Being alive is a simple world. When intellectually understood it could have many significances leading to dialogues and debates, led by the intellect. When experienced .. there is only one.. the experience! no dialogue.

Thursday

Tossing of the mind, the doubts seeping in- June 2012

I have been practicing for some time now. On days like this, it feels like forever. Almost so, that I am expecting to be drama free. To be simply floating across the ocean of life.

So my special soul and I, are both playing house here, in the south of Spain. For two 'foot loose and fancy free' humans, this sure is a completely new stage in life. Our parents wanted us to settle down in some arena, that could be mutually relatable.

And that turned out to be in a little home in Spain ; but still in the farm side ... hoping that it would still keep the heart and spirit humble and eager to learn. I am surprised at the toll of responsibility taking its climb. My me , if once is not careful ... we can slip into some dinky danky Soap Opera. and we don';t want that.

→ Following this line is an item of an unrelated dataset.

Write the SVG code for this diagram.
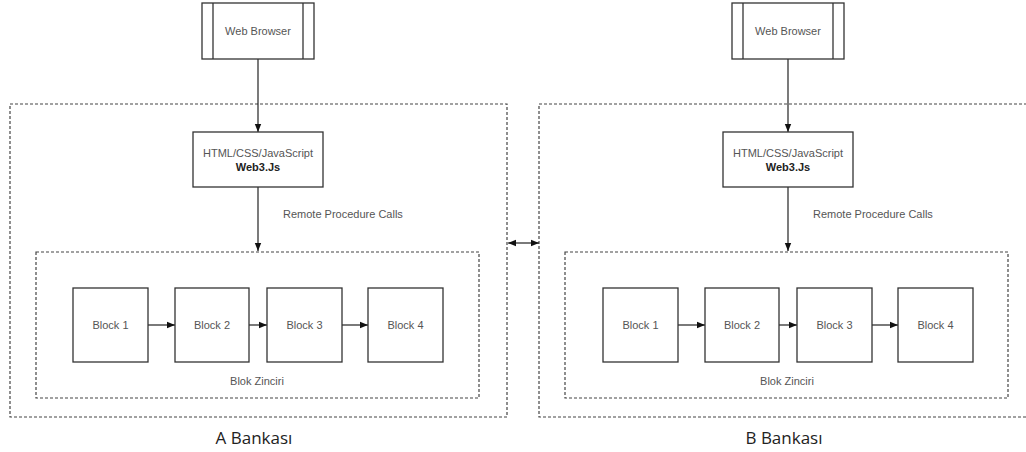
<svg xmlns="http://www.w3.org/2000/svg" width="1026" height="452" viewBox="0 0 1026 452">
<defs>
<style>
.box{fill:#fff;stroke:#333;stroke-width:1.3}
.dash{fill:none;stroke:#444;stroke-width:1.2;stroke-dasharray:3 2}
.ln{fill:none;stroke:#222;stroke-width:1.2}
.t{font-family:"Liberation Sans",Arial,sans-serif;font-size:11px;fill:#555;text-anchor:middle}
.b{font-weight:bold;fill:#222}
.big{font-family:"Open Sans","Noto Sans",sans-serif;font-size:17px;fill:#222;text-anchor:middle}
</style>
<marker id="ar" viewBox="0 0 10 10" refX="10" refY="5" markerWidth="8" markerHeight="8" orient="auto-start-reverse" markerUnits="userSpaceOnUse">
<path d="M0,1 L10,5 L0,9 Z" fill="#111"/>
</marker>
</defs>
<rect width="1026" height="452" fill="#fff"/>

<g id="bankA">
<rect class="dash" x="10" y="104" width="497" height="313"/>
<rect class="dash" x="36" y="252" width="443" height="146"/>
<text class="big" x="254" y="444">A Bankası</text>
<text class="t" x="257" y="385">Blok Zinciri</text>
<text class="t" x="283" y="218" style="text-anchor:start">Remote Procedure Calls</text>
</g>
<g id="bankB">
<rect class="dash" x="539" y="104" width="497" height="313"/>
<rect class="dash" x="565" y="252" width="443" height="146"/>
<text class="big" x="784" y="444">B Bankası</text>
<text class="t" x="787" y="385">Blok Zinciri</text>
<text class="t" x="813" y="218" style="text-anchor:start">Remote Procedure Calls</text>
</g>

<g id="connectors">
<line class="ln" x1="258" y1="59" x2="258" y2="132" marker-end="url(#ar)"/>
<line class="ln" x1="258" y1="187" x2="258" y2="251" marker-end="url(#ar)"/>
<line class="ln" x1="148" y1="325" x2="175" y2="325" marker-end="url(#ar)"/>
<line class="ln" x1="249" y1="325" x2="267" y2="325" marker-end="url(#ar)"/>
<line class="ln" x1="342" y1="325" x2="368" y2="325" marker-end="url(#ar)"/>
<line class="ln" x1="788" y1="59" x2="788" y2="132" marker-end="url(#ar)"/>
<line class="ln" x1="788" y1="187" x2="788" y2="251" marker-end="url(#ar)"/>
<line class="ln" x1="678" y1="325" x2="705" y2="325" marker-end="url(#ar)"/>
<line class="ln" x1="779" y1="325" x2="797" y2="325" marker-end="url(#ar)"/>
<line class="ln" x1="872" y1="325" x2="898" y2="325" marker-end="url(#ar)"/>
<line class="ln" x1="508" y1="243" x2="539" y2="243" marker-start="url(#ar)" marker-end="url(#ar)"/>
</g>

<g id="webA">
<rect class="box" x="202" y="3" width="112" height="56"/>
<line class="box" x1="213" y1="3" x2="213" y2="59"/>
<line class="box" x1="303" y1="3" x2="303" y2="59"/>
<text class="t" x="258" y="35">Web Browser</text>
</g>
<g id="htmlA">
<rect class="box" x="193" y="132" width="130" height="55"/>
<text class="t" x="258" y="157">HTML/CSS/JavaScript</text>
<text class="t b" x="258" y="171">Web3.Js</text>
</g>
<g id="a1"><rect class="box" x="73" y="288" width="75" height="74"/><text class="t" x="110.5" y="329">Block 1</text></g>
<g id="a2"><rect class="box" x="175" y="288" width="74" height="74"/><text class="t" x="212" y="329">Block 2</text></g>
<g id="a3"><rect class="box" x="267" y="288" width="75" height="74"/><text class="t" x="304.5" y="329">Block 3</text></g>
<g id="a4"><rect class="box" x="368" y="288" width="75" height="74"/><text class="t" x="405.5" y="329">Block 4</text></g>

<g id="webB">
<rect class="box" x="732" y="3" width="112" height="56"/>
<line class="box" x1="743" y1="3" x2="743" y2="59"/>
<line class="box" x1="833" y1="3" x2="833" y2="59"/>
<text class="t" x="788" y="35">Web Browser</text>
</g>
<g id="htmlB">
<rect class="box" x="723" y="132" width="130" height="55"/>
<text class="t" x="788" y="157">HTML/CSS/JavaScript</text>
<text class="t b" x="788" y="171">Web3.Js</text>
</g>
<g id="b1"><rect class="box" x="603" y="288" width="75" height="74"/><text class="t" x="640.5" y="329">Block 1</text></g>
<g id="b2"><rect class="box" x="705" y="288" width="74" height="74"/><text class="t" x="742" y="329">Block 2</text></g>
<g id="b3"><rect class="box" x="797" y="288" width="75" height="74"/><text class="t" x="834.5" y="329">Block 3</text></g>
<g id="b4"><rect class="box" x="898" y="288" width="75" height="74"/><text class="t" x="935.5" y="329">Block 4</text></g>
</svg>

At times I find myself double guessing our move to Europe. Guatemala my last destination, was easier on the finance side , which made all moves care free. Here there are bills. Which means work. Which means effort and expectations. A little challenging to always stay in the moment and observe life. As we are both on the same thinking wave, there is peace in the home, smiles, and mostly good days.

But the great mighty universe needs to create a little excitement so.. there is something else bubbling. I am at a stage in my life where I think a child would be a great experience for me. My partner thinks the same. So we have two YES... A comfy house.. Putting energies to make the yoga space to balance out the expense equation , doing my daily practice and so the next step would be the baby...But there is no baby coming. You have to laugh No?

This baby chapter.. Has become one of the biggest challenges I have faced in a long long time. To that I am totally grateful. But why can I not work out through this one? I fee a lot of confusion in my head. A lot of questions.. and that nasty creepy thing called doubt. But can my head always stay clear? stay focused? In balance? be a a good example to the world? Could I still teach yoga ??? If I am having these doubts. Adding yet anothe doubt to the cluster..

It seems I have a little hormonal imbalance. But the master gland pitutary is responsible for creating hormones. And with a daily meditative practise, it should be in order? No? So what is going on. My two alternatives at this point is one to to keep practicing, and let life write out the story. The other is to pop some pills. Hormonal pills. That could write out my life in another way.

It truly does not matter which way life unfolds. But what matter is how I surf through this Ocean of waves. May the universe guide me ever still. So that my head stays focused, clarity remains, the mind at peace and that I may continue to observe that which is already etched out in the skies... SO AS TO BRING THE BEST OUT IN ME.